My fiancé actually picked the time of year himself. When he explained all his reasonings I agreed we could look for dates in July. Later that week I had a call with my twin and she brought up the joke date asking if I was serious. I explained no it was a joke. She asked if we were serious about July to which I told her yes. She told me my fiancé and I were being disrespectful and she expected an apology from him for choosing that time of year because we knew she already had a set date in Aug. I explained we did not pick that time of year with any intentions of hurting her feelings or being malicious or evil. She did not care. The phone call ended after she explained she could not put into words correctly how she felt and she would contact me later.
She never reached out so I waited until the next day to call and talk to her. I asked if she’d had time to figure out the right words so I could understand how she felt. She told me she didn’t need to explain anything because she’d already told me she felt disrespected. The call then devolved to her basically screaming and yelling at me. She requested that I not talk to her about wedding related things until I have a set date and venue with a deposit put down.
The basic message I got from her is she does not want me to get married before her even if it’s only by a month. Other than that it is very hard to get her to clearly communicate exactly how she feels or what she means by what she has said.
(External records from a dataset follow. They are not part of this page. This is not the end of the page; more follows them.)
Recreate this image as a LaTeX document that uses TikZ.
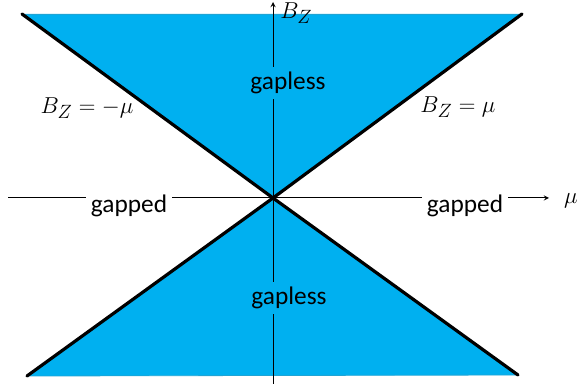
\documentclass[tikz,border=0pt]{standalone}
\usepackage{fontspec}
\setmainfont{Carlito}
\definecolor{gapblue}{HTML}{00B0F0}

\begin{document}
\begin{tikzpicture}[>=stealth, x=0.75pt, y=-0.75pt]
    \useasboundingbox (0,0) rectangle (579,388);
    \tikzset{
        lbl/.style={font=\fontsize{19}{23}\selectfont, inner sep=4pt},
        mlbl/.style={font=\fontsize{19}{23}\selectfont, inner sep=2pt},
        phase/.style={line width=2.4pt, line cap=round}
    }

    % corners and origin
    \coordinate (O) at (273,198);
    \coordinate (TL) at (22,14);
    \coordinate (TR) at (522,14);
    \coordinate (BL) at (27,376);
    \coordinate (BR) at (518,375);

    % 1. gapless regions
    \fill[gapblue] (O) -- (TL) -- (TR) -- cycle;
    \fill[gapblue] (O) -- (BL) -- (BR) -- cycle;
    \draw[gapblue!75!gray, line width=0.6pt] (TL) -- (TR);
    \draw[gapblue!75!gray, line width=0.6pt] (BL) -- (BR);

    % 2. axes
    \coordinate (xl) at (8,198);
    \coordinate (xr) at (549,198);
    \coordinate (yb) at (273,384);
    \coordinate (yt) at (273,2);
    \draw[->, line width=0.75pt] (xl) -- (xr);
    \draw[->, line width=0.75pt] (yb) -- (yt);
    \node[mlbl] (mu) at (571,201) {$\mu$};
    \node[mlbl, anchor=west, inner sep=0pt] (bz) at (280,13) {$B_Z$};

    % 3. phase boundaries
    \draw[phase] (TL) -- (O) -- (BR);
    \draw[phase] (TR) -- (O) -- (BL);
    \node[mlbl] (left) at (87,108) {$B_Z=-\mu$};
    \node[mlbl] (right) at (458,107) {$B_Z=\mu$};

    % 4. phase labels
    \node[lbl, fill=white] (gapL) at (129,206) {gapped};
    \node[lbl, fill=white] (gapR) at (465,206) {gapped};
    \node[lbl, fill=gapblue] (lessT) at (288,83) {gapless};
    \node[lbl, fill=gapblue] (lessB) at (289,298) {gapless};
\end{tikzpicture}
\end{document}
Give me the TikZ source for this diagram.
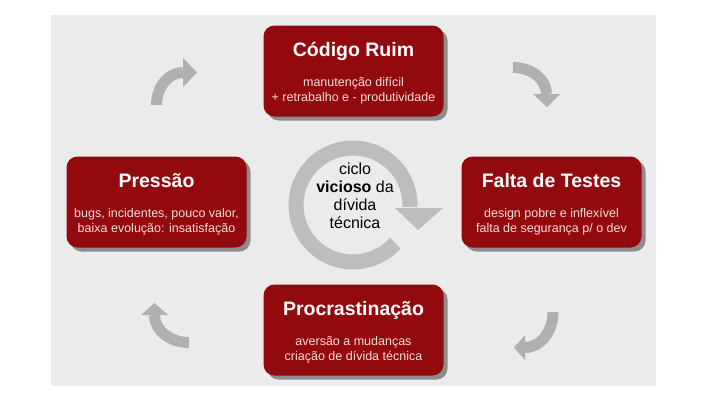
\documentclass[tikz,border=0pt]{standalone}
\usepackage{fontspec}
\setmainfont{Liberation Sans}
\usetikzlibrary{shadows}

\definecolor{boxred}{RGB}{146,10,14}
\definecolor{bggray}{RGB}{235,235,235}
\definecolor{shadegray}{RGB}{140,140,140}
\definecolor{arrowgray}{RGB}{176,176,176}
\definecolor{ringgray}{RGB}{189,189,189}
\definecolor{subpink}{RGB}{245,222,222}

\begin{document}
\begin{tikzpicture}[x=1pt, y=-1pt, line cap=butt,
  stage/.style={rounded corners=11pt, fill=boxred,
    minimum width=180pt, minimum height=91pt, inner sep=0pt,
    drop shadow={shadow xshift=4pt, shadow yshift=-4pt,
      fill=shadegray, opacity=1}},
  stagetitle/.style={text=white, anchor=base,
    font=\fontsize{19.5}{22}\selectfont\bfseries},
  stagesub/.style={text=subpink, anchor=base, align=center,
    font=\fontsize{12.5}{15}\selectfont},
  cyc/.style={draw=arrowgray, line width=11pt},
  cyctip/.style={fill=arrowgray},
  ring/.style={draw=ringgray, line width=15pt}]

  % page 712 x 400, units are pixels (y down)
  \useasboundingbox (0,0) rectangle (712,400);
  \fill[bggray] (51,15) rectangle (656,386);

  % the four stages
  \node[stage] (codigo)  at (353.5, 71)  {};
  \node[stage] (testes)  at (551.5, 202) {};
  \node[stage] (procr)   at (353.5, 330) {};
  \node[stage] (pressao) at (156.5, 202) {};

  % base of a two-line node = baseline of its last line
  \node[stagetitle] (codigo-t) at ([yshift=15pt]codigo.center) {Código Ruim};
  \node[stagesub]   (codigo-s) at ([yshift=-30pt]codigo.center)
      {manutenção difícil\\+ retrabalho e - produtividade};

  \node[stagetitle] (testes-t) at ([yshift=15pt]testes.center) {Falta de Testes};
  \node[stagesub]   (testes-s) at ([yshift=-30pt]testes.center)
      {design pobre e inflexível\\falta de segurança p/ o dev};

  \node[stagetitle] (procr-t) at ([yshift=15pt]procr.center) {Procrastinação};
  \node[stagesub]   (procr-s) at ([yshift=-30pt]procr.center)
      {aversão a mudanças\\criação de dívida técnica};

  \node[stagetitle] (pressao-t) at ([yshift=15pt]pressao.center) {Pressão};
  \node[stagesub]   (pressao-s) at ([yshift=-30pt]pressao.center)
      {bugs, incidentes, pouco valor,\\baixa evolução: insatisfação};

  % curved arrows between the stages
  \draw[cyc] (156.5,105) arc[start angle=180, end angle=270, x radius=26.5, y radius=32.5];
  \fill[cyctip] (183,58) -- (197,72.5) -- (183,87) -- cycle;

  \draw[cyc] (513,67.5) arc[start angle=270, end angle=360, x radius=33.5, y radius=26.5];
  \fill[cyctip] (533,94) -- (547,107) -- (560,94) -- cycle;

  \draw[cyc] (553,312) arc[start angle=0, end angle=90, x radius=28, y radius=35.5];
  \fill[cyctip] (525,335) -- (514,347.5) -- (525,360) -- cycle;

  \draw[cyc] (189,342.5) arc[start angle=90, end angle=180, x radius=34.5, y radius=27.5];
  \fill[cyctip] (141,315) -- (154.5,303) -- (168,315) -- cycle;

  % central ring
  \draw[ring] (353,205) ++(42:57) arc[start angle=42, end angle=362, radius=57];
  \fill[ringgray] (395,208) -- (418,230) -- (443,208) -- cycle;

  \node[anchor=base, align=center, font=\fontsize{16}{17.7}\selectfont]
      (ciclo) at (355,228) {ciclo\\\textbf{vicioso} da\\dívida\\técnica};

\end{tikzpicture}
\end{document}
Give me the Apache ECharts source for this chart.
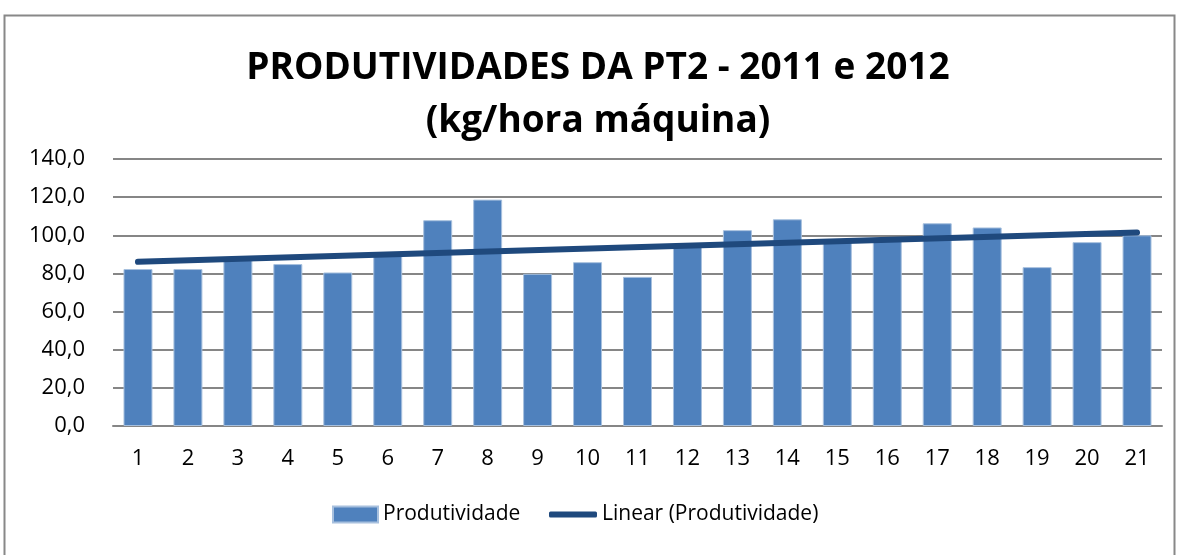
<!DOCTYPE html>
<html>
<head>
<meta charset="utf-8">
<script src="https://cdn.jsdelivr.net/npm/echarts@6/dist/echarts.min.js"></script>
<style>
  html, body { margin: 0; padding: 0; background: #fff; }
  #main { width: 1178px; height: 555px; }
</style>
</head>
<body>
<div id="main"></div>
<script>
// categorias (1..21)
var categorias = ['1','2','3','4','5','6','7','8','9','10','11','12','13','14','15','16','17','18','19','20','21'];
// produtividade kg/hora maquina
var produtividade = [82.3, 82.3, 87.0, 84.9, 80.5, 89.5, 107.9, 118.7, 79.8, 85.9, 78.2,
                     94.0, 102.7, 108.4, 96.5, 97.0, 106.3, 104.1, 83.3, 96.4, 100.0];
// linha de tendencia (pontos inicial e final)
var tendencia = [[0, 86.1], [20, 101.4]];

var fonte = 'Open Sans';

var myChart = echarts.init(document.getElementById('main'));
var option = {
  animation: false,
  backgroundColor: '#fff',
  graphic: [{
    type: 'rect',
    shape: { x: 4.5, y: 15.5, width: 1170, height: 600 },
    style: { fill: 'none', stroke: '#888', lineWidth: 2 },
    silent: true
  }],
  title: {
    text: 'PRODUTIVIDADES DA PT2 - 2011 e 2012\n(kg/hora máquina)',
    left: 593,
    top: 37,
    textAlign: 'center',
    textStyle: {
      fontFamily: fonte,
      fontWeight: 'bold',
      fontSize: 37,
      lineHeight: 53,
      color: '#000',
      align: 'center'
    }
  },
  legend: [{
    data: ['Produtividade'],
    left: 327,
    top: 499,
    icon: 'rect',
    itemWidth: 45,
    itemHeight: 16,
    itemGap: 4,
    textStyle: { fontFamily: fonte, fontSize: 21, color: '#000' }
  }, {
    data: ['Linear (Produtividade)'],
    left: 544,
    top: 499,
    icon: 'roundRect',
    itemWidth: 48,
    itemHeight: 6,
    textStyle: { fontFamily: fonte, fontSize: 21, color: '#000' }
  }],
  grid: {
    left: 113,
    right: 16,
    top: 159,
    bottom: 129
  },
  xAxis: {
    type: 'category',
    data: categorias,
    axisTick: { show: false },
    axisLine: { lineStyle: { color: '#868686', width: 2 } },
    axisLabel: { margin: 22, fontFamily: fonte, fontSize: 22, color: '#000' }
  },
  yAxis: {
    type: 'value',
    min: 0,
    max: 140,
    interval: 20,
    axisLine: { show: false },
    axisTick: { show: false },
    splitLine: { lineStyle: { color: '#868686', width: 2 } },
    axisLabel: {
      margin: 28,
      fontFamily: fonte,
      fontSize: 22,
      color: '#000',
      formatter: function (v) { return v.toFixed(1).replace('.', ','); }
    }
  },
  series: [{
    name: 'Produtividade',
    type: 'bar',
    data: produtividade,
    barWidth: '58%',
    itemStyle: { color: '#4F81BD', borderColor: '#A7C0DE', borderWidth: 1 }
  }, {
    name: 'Linear (Produtividade)',
    type: 'line',
    data: tendencia,
    symbol: 'none',
    itemStyle: { color: '#1F497D' },
    lineStyle: { color: '#1F497D', width: 6, cap: 'round' }
  }]
};
myChart.setOption(option);
</script>
</body>
</html>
There are other conversations that took place between the dinner and the last phone call with her but I feel I have included the most important information.
One of my fiancé’s reasons for that time of year are specific to a family member’s health. I did not tell my sister this as I did not feel it was my place. Since then my fiancé has had a discussion with her fiancé and disclosed that information.
NTA. Me, my sister, my sister in law and my parents all got married in quick sucession. It was great. My sister and my husbands's sister literally married on successive weekends. We were drunk for a week.